The Sydney Uni Anti-Racism Collective (ARC) is committed to fighting against racism on all fronts; standing up for the rights of persecuted ethnic minorities both on and off campus.
The University Of Sydney’s Anti-Racism Collective is one of the most active collectives on campus. We are committed to stand up against racism on all fronts, recently focusing on campaigns against the cruel and inhumane treatment of refugees and asylum seekers under Australian law. Students have always played a significant role in the movement against racism in politics and the broader community. As one of the most important voices for progress, students can and should take action both on and off campus against racial prejudice and shape an equitable future.
2012 saw a crisis for ethnic minorities as bipartisan support for human rights abuses has actively fostered racism within the community. The ‘stronger futures’ legislation that would extend the Intervention in the NT, and the damage caused by this paternalistic policy, for another 10 years was passed by Parliament. Islamophobia reached hysterical heights as reaction to riots in September took on an undeniably racist view. Ultimately it was the Government’s return to offshore processing with the Pacific Solution 2.0 that saw ARC build a substantial campaign against this expression of racism.
Under the new laws, boat arrivals are detained in cramped, hot, under resourced camps on Manus Island and Nauru where they will be deliberately left for ‘four or five years’, according to Gillard, as a ‘no advantage’ deterrent. The Pacific Solution 2.0 was surrounded by the rhetoric of ‘humane’ deterrence – to stop deaths at sea. Such self-delusion on the part of the government and opposition continues to be exposed as boat arrivals persist, driven by push factors and a fictitious ‘queue’. Genuine concern for saving the lives of these people would see the government decriminalize people smuggling, commit to the safe escort of boats from Indonesia to Australia, abolish mandatory detention in favor of reintroducing community processing and guarantee Australian resettlement. Instead we have seen the Government turn to the cruel policies of the Howard years.
There are a number of things wrong with this policy that subverts Australia’s obligations to welcome asylum seekers under the 1951 UN Refugee Convention. Beyond the inhumane punishment of those legally fleeing persecution, offshore processing simply will not work. During the six years of the Pacific Solution under Howard, the fall in boat numbers was often seen as proof that the policy worked. Instead it reflects a decrease in asylum seekers globally. Between 2001 and 2006 Canada and the United States had a 47% decrease in asylum seeker applications, Europe had a 54% decrease. Afghani asylum seekers fell by 85% during this time. The increase in boat numbers after 2006 has not been because of a softening of asylum seeker policy in Australia, but because of the violence and persecution in Afghanistan and Sri Lanka.

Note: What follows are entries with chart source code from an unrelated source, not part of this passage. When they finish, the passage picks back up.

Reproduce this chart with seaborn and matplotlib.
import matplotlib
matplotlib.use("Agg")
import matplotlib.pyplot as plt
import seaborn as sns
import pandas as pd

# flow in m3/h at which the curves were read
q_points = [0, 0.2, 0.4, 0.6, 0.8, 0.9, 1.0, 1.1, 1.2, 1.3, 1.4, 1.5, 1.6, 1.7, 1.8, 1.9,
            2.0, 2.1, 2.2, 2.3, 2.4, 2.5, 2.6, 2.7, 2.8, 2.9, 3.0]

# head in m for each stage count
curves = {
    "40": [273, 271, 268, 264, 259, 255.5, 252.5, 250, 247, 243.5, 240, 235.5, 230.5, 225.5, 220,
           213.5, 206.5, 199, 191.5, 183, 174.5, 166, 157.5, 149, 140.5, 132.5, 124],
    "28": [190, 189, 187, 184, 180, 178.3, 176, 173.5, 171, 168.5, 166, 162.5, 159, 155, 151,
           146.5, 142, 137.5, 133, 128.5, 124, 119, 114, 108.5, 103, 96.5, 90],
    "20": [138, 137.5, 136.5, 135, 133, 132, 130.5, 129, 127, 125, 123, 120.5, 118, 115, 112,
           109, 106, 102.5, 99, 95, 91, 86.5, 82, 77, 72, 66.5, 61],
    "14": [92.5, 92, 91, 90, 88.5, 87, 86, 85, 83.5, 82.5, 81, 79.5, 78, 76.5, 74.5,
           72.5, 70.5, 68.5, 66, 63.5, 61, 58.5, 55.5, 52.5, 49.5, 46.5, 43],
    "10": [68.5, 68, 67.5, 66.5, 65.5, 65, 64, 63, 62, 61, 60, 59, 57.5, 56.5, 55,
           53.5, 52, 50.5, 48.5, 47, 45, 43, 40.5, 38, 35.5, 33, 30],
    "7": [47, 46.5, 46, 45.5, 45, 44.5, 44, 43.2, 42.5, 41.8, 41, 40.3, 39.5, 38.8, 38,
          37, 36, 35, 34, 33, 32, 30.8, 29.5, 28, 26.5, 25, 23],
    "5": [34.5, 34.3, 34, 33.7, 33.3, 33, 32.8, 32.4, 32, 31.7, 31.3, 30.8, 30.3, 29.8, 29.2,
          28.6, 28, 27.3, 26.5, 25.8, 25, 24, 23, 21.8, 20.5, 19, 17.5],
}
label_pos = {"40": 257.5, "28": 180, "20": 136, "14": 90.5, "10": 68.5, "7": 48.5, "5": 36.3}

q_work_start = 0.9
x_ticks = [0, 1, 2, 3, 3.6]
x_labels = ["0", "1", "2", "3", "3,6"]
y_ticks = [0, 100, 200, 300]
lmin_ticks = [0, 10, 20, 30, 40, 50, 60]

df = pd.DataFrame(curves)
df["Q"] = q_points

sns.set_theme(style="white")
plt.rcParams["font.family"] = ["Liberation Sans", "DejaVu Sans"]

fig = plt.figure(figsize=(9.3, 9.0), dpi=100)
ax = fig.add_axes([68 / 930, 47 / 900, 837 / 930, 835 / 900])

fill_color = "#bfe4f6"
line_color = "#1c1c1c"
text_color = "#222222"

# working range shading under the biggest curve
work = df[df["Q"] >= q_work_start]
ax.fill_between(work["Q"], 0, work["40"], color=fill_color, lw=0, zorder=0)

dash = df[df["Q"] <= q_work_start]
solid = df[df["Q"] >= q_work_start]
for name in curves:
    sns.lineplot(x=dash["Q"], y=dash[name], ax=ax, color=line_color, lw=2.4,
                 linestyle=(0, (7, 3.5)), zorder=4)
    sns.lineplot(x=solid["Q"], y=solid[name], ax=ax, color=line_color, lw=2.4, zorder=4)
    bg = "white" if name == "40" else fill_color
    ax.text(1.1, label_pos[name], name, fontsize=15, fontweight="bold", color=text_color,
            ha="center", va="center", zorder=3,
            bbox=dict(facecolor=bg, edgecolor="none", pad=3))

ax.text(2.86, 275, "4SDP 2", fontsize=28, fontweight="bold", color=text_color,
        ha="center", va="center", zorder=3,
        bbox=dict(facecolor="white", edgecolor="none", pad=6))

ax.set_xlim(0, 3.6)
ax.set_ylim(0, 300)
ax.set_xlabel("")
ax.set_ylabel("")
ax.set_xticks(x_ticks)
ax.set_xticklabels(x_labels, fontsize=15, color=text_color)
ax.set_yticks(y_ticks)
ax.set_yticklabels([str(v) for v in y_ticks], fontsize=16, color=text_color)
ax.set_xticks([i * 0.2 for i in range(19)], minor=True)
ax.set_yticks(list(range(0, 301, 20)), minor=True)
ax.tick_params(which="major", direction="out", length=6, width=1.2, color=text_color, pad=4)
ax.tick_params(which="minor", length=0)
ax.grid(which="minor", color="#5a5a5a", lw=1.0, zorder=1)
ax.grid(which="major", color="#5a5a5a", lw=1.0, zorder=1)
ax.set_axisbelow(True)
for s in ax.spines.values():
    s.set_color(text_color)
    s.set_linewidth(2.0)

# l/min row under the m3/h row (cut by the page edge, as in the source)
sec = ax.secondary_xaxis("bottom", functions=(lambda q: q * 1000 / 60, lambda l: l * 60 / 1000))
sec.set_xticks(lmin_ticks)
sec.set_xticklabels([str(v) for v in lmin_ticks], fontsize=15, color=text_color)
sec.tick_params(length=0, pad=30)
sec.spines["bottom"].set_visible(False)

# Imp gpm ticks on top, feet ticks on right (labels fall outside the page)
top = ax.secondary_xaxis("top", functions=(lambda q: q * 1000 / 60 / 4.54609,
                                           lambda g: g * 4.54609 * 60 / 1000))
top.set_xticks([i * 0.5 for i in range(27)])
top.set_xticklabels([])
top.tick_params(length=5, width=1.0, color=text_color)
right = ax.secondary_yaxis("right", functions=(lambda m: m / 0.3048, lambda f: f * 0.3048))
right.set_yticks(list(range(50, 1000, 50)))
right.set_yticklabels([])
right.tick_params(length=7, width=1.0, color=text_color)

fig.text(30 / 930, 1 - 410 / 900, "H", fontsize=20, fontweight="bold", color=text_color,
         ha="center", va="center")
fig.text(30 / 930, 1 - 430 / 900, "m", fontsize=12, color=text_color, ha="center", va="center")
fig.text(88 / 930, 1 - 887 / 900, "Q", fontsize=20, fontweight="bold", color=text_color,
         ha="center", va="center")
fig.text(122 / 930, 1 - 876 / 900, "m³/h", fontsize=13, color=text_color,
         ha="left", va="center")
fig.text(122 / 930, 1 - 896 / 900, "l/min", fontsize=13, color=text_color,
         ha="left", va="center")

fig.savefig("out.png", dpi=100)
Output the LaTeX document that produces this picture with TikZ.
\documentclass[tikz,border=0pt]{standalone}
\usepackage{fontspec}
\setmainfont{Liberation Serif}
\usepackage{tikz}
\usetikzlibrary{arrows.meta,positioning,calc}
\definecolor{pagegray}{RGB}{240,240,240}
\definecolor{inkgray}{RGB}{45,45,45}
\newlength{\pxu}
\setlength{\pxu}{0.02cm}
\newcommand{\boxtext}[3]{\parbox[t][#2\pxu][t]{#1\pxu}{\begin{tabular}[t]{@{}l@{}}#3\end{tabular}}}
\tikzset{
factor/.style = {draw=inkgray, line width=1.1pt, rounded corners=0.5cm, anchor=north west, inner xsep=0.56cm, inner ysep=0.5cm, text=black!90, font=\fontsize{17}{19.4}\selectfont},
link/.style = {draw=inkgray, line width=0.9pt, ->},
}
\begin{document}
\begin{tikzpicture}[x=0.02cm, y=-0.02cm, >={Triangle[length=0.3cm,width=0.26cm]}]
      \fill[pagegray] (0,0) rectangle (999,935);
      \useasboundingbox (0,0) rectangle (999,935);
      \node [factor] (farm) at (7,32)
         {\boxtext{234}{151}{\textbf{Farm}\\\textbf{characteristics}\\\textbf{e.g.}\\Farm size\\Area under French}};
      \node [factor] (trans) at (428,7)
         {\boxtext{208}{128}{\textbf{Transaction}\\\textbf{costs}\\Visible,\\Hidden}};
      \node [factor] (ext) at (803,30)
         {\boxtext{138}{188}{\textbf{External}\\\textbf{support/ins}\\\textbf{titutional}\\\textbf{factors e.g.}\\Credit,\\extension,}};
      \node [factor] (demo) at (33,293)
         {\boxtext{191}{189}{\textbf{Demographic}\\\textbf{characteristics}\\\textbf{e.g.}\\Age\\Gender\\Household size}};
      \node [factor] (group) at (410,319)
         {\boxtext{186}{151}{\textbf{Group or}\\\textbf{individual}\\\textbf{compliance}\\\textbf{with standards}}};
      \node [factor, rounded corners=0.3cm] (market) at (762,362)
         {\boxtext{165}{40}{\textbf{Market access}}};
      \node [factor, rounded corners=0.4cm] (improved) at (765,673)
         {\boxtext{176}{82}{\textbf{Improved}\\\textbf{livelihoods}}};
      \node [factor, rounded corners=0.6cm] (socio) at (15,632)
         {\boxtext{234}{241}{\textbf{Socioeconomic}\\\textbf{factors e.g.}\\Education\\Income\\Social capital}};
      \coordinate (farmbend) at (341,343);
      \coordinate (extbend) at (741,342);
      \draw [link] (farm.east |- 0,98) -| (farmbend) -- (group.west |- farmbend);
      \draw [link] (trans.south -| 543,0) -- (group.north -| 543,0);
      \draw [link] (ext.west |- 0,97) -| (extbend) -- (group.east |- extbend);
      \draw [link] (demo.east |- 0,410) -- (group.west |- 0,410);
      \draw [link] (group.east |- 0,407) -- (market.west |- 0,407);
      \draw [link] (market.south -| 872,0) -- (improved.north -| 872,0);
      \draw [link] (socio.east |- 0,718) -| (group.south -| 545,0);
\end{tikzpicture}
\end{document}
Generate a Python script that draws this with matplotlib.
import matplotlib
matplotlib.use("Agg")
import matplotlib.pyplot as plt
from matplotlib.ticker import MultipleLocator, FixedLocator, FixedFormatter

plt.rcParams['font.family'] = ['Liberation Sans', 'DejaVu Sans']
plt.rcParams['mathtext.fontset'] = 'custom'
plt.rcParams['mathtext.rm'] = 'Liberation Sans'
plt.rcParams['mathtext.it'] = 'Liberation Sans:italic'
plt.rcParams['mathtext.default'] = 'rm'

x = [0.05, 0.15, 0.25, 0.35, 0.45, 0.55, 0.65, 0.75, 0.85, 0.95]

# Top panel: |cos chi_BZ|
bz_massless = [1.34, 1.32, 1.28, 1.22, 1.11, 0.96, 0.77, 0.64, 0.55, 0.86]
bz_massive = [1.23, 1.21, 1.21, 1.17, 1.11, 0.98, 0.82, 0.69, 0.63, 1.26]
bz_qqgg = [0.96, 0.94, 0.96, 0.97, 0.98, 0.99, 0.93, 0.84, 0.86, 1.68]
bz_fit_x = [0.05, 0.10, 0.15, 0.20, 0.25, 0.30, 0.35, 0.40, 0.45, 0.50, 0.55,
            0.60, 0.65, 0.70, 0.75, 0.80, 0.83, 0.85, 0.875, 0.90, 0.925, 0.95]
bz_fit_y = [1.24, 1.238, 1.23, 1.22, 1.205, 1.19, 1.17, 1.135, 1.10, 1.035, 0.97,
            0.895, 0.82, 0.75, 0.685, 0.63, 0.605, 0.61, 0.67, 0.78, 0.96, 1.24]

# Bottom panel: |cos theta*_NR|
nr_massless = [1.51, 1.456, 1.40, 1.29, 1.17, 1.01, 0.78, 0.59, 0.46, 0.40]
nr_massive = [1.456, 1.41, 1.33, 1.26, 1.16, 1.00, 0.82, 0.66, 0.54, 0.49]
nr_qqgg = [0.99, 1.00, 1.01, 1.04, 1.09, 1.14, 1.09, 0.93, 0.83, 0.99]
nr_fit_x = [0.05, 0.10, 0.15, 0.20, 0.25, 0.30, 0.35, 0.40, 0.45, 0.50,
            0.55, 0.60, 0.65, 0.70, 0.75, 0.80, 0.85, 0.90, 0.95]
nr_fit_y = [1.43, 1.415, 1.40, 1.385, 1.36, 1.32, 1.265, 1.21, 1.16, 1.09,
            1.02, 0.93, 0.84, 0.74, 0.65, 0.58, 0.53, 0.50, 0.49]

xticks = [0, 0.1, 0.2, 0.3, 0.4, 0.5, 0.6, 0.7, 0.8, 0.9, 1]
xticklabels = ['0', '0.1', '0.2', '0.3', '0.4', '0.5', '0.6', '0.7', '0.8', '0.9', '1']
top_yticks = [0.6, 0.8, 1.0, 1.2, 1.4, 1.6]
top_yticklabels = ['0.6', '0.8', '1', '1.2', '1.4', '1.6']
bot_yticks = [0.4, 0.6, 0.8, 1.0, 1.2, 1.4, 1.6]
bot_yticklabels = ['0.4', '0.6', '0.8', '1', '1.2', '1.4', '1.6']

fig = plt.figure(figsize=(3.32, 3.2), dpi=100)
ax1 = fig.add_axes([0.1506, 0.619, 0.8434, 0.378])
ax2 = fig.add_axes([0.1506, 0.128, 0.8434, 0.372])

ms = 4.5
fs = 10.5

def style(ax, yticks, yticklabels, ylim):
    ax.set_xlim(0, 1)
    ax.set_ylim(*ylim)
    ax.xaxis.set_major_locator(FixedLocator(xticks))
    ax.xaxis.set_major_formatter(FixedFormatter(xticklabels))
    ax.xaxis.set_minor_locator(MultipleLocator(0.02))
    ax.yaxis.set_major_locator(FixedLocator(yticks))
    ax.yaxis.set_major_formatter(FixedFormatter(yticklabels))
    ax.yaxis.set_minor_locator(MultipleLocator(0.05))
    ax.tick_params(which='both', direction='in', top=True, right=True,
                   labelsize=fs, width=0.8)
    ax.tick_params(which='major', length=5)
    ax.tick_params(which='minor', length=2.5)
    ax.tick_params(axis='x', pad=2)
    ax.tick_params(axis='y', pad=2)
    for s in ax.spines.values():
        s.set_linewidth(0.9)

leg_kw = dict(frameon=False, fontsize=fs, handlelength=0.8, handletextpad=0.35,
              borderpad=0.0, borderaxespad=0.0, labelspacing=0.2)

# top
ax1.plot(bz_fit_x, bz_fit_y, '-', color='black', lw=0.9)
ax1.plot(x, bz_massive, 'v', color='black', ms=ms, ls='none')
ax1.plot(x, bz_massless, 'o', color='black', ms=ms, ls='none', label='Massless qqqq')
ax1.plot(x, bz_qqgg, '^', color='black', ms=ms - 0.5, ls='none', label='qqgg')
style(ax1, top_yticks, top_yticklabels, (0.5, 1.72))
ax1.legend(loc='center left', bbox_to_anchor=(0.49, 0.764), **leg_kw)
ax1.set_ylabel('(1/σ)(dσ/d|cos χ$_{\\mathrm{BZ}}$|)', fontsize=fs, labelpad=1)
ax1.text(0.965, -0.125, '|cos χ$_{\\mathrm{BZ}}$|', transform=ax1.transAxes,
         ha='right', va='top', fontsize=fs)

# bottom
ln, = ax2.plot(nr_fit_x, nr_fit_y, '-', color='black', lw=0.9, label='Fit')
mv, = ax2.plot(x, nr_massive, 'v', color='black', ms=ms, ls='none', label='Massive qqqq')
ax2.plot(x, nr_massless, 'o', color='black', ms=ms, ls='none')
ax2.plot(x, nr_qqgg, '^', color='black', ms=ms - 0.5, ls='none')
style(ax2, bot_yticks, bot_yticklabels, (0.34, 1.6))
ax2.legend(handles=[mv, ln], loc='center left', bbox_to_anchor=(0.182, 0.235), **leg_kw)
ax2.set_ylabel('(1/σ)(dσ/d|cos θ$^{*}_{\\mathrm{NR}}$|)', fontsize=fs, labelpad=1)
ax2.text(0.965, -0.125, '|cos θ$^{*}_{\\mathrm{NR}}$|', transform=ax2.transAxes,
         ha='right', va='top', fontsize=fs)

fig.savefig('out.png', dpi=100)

Despite the evident dangers for Tamils fleeing Sri Lanka and Hazaras fleeing Afghanistan, the Government has initiated deportations of a number of Asylum seekers. This return to regimes known for human rights abuses and the persecution of ethnic minorities is made worse by the number of ‘screened out’ deportees for whom the right to even apply for protection was denied. As ASIO negative assessments of UNHCR approved refugees persist and the disturbing reports of horrendous conditions, hunger strikes, self-harm and suicide continue to come to light, it is more important than ever to act to condemn the Government’s policy and the more extreme position of the Abbott Opposition.
ARC has stood up against this racism both on and off campus. Through joining with the Education Action Group, we campaigned to save the refugee language program from threatened cuts. We also joined with Koori Centre students to rally against a planned closure of the centre. We held a number of film screenings and forums with former detainees as well as “The People Smuggler” author Robin de Crespigny and investigative journalist Professor Wendy Bacon. Off campus we have responded to the Government’s undeniable abuse of human rights by organizing student contingents to rallies and visiting Villawood detention centre.
With both sides of politics committed to vilifying Aboriginal people and refugees, students must build of the momentum of 2012 into anti-racist campaigns for 2013. Join us, get involved, fight back!